Problem to solve
Leave out the pictures, and write out exactly the lines from the beginning of the material to the line holding "de la préparation", that line included, and nothing else.

******************************

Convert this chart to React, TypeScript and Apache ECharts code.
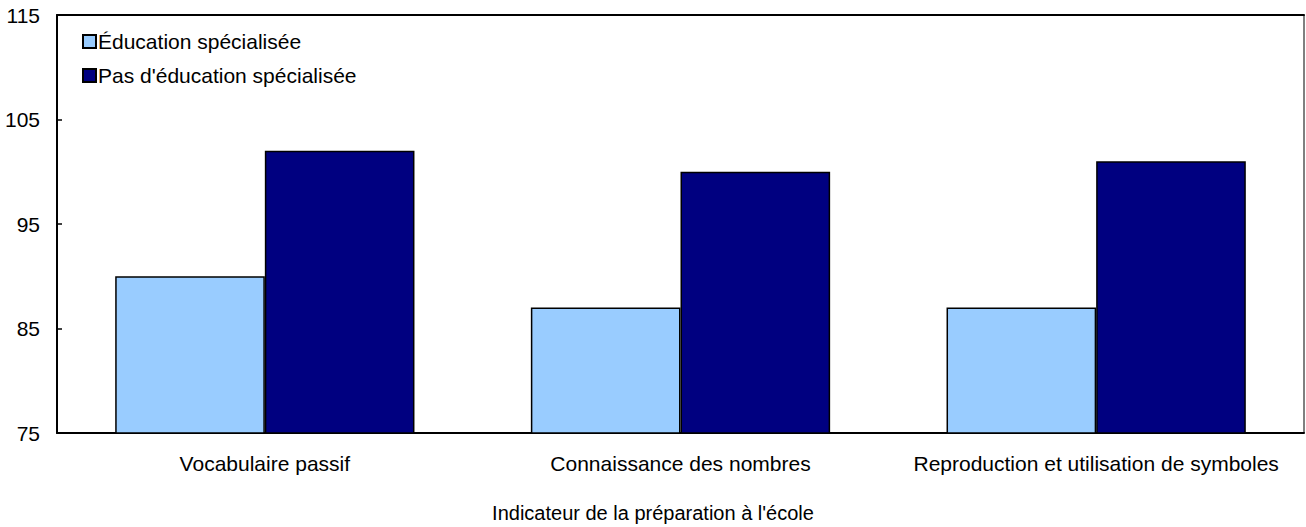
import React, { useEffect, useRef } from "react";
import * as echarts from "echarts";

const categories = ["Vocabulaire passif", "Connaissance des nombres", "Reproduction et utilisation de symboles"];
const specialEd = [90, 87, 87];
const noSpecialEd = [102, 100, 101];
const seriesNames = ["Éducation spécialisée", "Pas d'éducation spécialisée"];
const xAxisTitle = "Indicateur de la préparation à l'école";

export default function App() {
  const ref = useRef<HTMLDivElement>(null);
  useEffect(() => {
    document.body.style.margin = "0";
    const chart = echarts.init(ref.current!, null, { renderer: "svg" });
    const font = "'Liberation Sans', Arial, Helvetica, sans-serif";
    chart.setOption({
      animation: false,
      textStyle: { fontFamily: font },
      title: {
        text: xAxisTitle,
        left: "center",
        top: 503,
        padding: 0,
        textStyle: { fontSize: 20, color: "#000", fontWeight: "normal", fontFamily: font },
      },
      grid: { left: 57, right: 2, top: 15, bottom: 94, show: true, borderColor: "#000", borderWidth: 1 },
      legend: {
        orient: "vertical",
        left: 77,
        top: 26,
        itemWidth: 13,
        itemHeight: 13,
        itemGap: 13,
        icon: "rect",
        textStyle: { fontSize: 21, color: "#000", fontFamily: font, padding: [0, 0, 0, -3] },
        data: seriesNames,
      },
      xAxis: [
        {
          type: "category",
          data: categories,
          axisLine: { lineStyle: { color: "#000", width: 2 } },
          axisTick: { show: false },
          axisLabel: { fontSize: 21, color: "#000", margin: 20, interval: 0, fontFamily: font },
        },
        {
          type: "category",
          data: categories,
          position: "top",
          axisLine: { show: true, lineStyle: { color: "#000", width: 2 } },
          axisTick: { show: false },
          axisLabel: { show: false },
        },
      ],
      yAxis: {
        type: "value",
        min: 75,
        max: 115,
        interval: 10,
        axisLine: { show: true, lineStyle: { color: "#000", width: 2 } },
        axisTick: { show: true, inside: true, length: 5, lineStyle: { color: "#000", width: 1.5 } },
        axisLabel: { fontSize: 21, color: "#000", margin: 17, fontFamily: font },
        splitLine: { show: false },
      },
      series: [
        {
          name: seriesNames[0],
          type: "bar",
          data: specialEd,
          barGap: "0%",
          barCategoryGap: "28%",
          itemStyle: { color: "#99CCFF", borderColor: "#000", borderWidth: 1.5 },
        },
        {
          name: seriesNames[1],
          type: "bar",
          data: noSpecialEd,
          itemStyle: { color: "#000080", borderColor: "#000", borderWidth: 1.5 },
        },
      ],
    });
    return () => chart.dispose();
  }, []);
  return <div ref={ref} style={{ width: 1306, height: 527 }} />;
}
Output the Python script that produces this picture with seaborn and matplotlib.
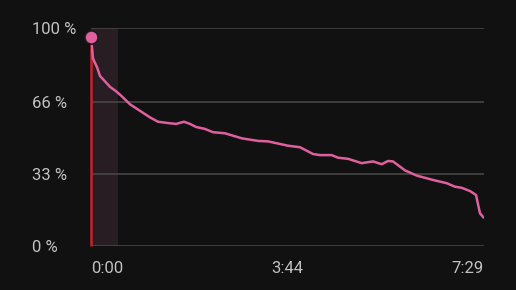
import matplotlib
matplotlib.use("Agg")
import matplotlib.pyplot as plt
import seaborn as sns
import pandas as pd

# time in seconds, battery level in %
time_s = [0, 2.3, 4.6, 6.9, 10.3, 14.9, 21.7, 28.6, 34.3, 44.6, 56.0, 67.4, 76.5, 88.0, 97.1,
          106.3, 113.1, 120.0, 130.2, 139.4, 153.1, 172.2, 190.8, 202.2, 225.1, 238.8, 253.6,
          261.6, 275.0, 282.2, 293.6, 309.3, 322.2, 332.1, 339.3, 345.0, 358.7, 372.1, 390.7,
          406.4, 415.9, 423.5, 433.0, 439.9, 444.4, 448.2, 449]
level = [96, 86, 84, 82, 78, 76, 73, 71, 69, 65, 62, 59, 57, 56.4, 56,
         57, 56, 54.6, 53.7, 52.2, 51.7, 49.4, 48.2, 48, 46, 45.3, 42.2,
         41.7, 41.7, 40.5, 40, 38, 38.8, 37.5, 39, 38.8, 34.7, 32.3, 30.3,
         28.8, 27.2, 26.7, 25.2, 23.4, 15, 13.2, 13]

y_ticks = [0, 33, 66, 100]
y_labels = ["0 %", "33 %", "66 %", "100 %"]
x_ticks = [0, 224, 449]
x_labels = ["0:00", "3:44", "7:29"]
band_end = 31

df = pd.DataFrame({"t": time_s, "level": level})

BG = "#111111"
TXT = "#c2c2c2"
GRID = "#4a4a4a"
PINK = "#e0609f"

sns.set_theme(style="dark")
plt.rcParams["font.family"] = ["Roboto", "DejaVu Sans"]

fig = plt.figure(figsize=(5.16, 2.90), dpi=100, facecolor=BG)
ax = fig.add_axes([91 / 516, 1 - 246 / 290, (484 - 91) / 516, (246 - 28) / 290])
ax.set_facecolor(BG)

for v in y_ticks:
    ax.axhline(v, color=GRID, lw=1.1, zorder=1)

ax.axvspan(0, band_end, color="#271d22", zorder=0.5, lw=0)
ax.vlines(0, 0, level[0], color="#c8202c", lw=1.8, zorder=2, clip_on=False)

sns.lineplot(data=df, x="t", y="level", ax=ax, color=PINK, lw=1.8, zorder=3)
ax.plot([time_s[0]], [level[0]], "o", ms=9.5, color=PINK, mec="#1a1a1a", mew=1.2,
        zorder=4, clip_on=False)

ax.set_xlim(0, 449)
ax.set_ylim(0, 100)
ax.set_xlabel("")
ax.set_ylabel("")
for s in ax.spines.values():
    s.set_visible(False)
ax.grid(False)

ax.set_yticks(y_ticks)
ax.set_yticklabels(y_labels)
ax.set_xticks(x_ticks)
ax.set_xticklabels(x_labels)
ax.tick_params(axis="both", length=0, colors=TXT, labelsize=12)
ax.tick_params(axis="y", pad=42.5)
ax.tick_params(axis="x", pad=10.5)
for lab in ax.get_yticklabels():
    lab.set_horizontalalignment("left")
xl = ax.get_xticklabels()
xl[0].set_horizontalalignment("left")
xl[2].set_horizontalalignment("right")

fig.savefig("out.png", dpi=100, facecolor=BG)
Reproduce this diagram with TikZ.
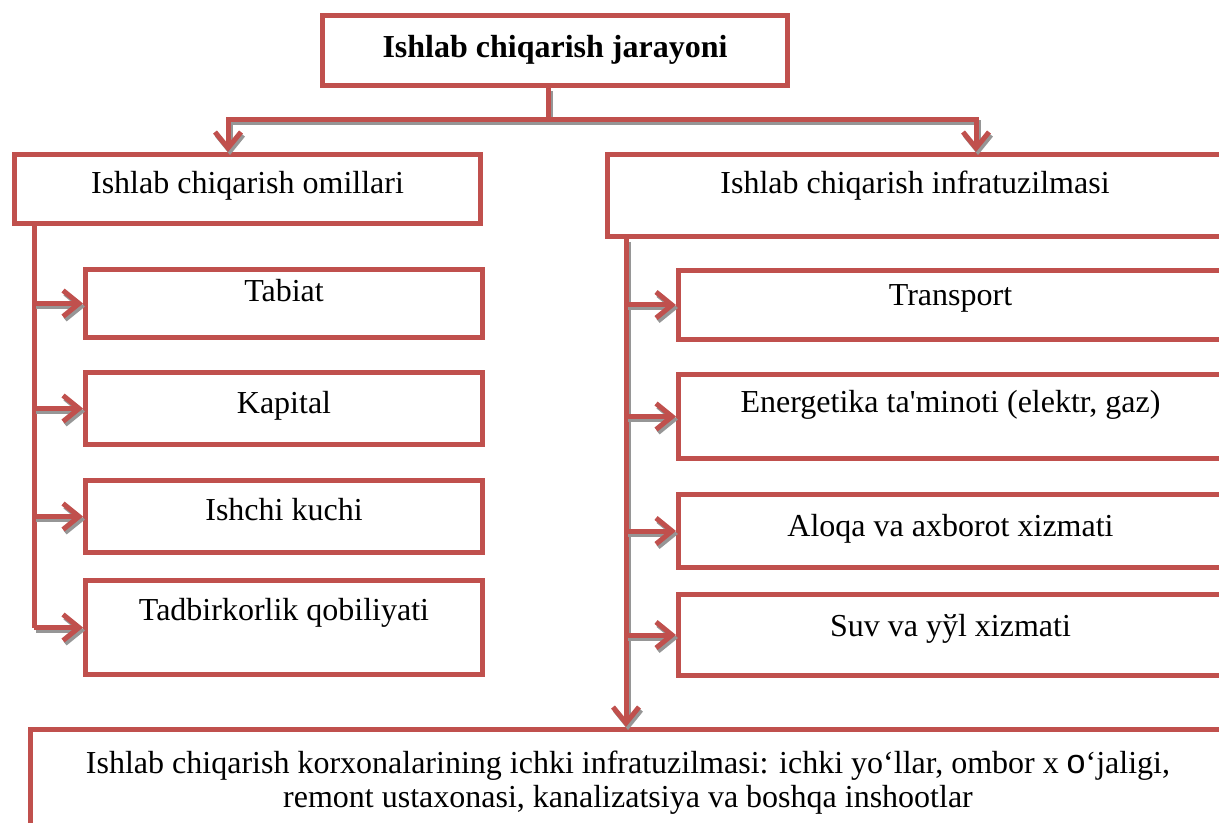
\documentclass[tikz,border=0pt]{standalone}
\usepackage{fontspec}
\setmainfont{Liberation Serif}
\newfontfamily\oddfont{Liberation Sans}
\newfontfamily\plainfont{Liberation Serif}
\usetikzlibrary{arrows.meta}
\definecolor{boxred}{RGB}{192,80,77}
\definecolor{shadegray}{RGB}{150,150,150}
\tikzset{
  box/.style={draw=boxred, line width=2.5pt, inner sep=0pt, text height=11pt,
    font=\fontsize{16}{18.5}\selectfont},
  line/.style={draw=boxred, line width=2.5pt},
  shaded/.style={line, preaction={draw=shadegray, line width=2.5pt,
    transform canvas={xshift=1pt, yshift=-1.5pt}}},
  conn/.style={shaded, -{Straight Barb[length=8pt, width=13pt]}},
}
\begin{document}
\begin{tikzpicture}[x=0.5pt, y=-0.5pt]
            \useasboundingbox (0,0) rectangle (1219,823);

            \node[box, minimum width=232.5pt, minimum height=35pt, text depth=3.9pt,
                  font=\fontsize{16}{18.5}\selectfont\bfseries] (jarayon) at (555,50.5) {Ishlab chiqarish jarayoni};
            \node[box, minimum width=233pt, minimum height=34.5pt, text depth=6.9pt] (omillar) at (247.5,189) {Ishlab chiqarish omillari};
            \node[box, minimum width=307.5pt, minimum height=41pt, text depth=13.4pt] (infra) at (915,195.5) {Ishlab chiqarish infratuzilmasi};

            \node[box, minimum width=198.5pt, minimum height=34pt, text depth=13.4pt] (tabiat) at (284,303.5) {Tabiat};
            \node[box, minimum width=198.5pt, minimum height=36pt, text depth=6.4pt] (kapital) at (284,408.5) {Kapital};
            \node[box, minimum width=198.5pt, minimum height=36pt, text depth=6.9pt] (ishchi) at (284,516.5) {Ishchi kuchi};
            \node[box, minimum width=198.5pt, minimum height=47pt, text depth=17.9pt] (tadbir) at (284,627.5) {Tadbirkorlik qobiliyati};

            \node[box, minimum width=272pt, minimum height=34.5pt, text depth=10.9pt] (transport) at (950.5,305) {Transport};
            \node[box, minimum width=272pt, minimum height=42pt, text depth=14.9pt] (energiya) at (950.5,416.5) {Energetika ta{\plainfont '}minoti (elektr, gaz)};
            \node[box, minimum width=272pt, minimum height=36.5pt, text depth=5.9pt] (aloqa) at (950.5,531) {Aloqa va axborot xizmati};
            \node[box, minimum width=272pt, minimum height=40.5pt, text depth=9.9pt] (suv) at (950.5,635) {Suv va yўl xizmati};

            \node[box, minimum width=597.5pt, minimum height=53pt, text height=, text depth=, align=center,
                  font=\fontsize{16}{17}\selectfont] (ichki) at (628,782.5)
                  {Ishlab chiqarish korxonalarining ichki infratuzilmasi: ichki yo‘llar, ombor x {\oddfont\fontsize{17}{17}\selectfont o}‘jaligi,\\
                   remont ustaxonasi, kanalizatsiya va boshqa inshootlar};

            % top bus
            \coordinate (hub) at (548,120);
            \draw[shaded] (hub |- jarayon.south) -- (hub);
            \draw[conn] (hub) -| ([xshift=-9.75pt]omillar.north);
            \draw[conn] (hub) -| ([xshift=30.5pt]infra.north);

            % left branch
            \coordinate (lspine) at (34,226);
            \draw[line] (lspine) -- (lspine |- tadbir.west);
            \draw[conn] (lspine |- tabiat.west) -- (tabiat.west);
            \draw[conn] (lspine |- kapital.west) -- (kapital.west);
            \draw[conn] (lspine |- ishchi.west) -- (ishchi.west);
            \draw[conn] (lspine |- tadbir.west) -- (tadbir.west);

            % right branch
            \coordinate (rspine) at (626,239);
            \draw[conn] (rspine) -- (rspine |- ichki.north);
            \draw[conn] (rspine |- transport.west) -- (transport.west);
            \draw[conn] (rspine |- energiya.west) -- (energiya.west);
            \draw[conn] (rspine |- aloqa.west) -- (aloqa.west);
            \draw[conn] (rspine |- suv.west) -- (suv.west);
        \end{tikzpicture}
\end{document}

******************************

Answer below
Convert this chart to React, TypeScript and Apache ECharts code.
import React, { useEffect, useRef } from "react";
import * as echarts from "echarts";

const categories = ["Vocabulaire passif", "Connaissance des nombres", "Reproduction et utilisation de symboles"];
const specialEd = [90, 87, 87];
const noSpecialEd = [102, 100, 101];
const seriesNames = ["Éducation spécialisée", "Pas d'éducation spécialisée"];
const xAxisTitle = "Indicateur de la préparation à l'école";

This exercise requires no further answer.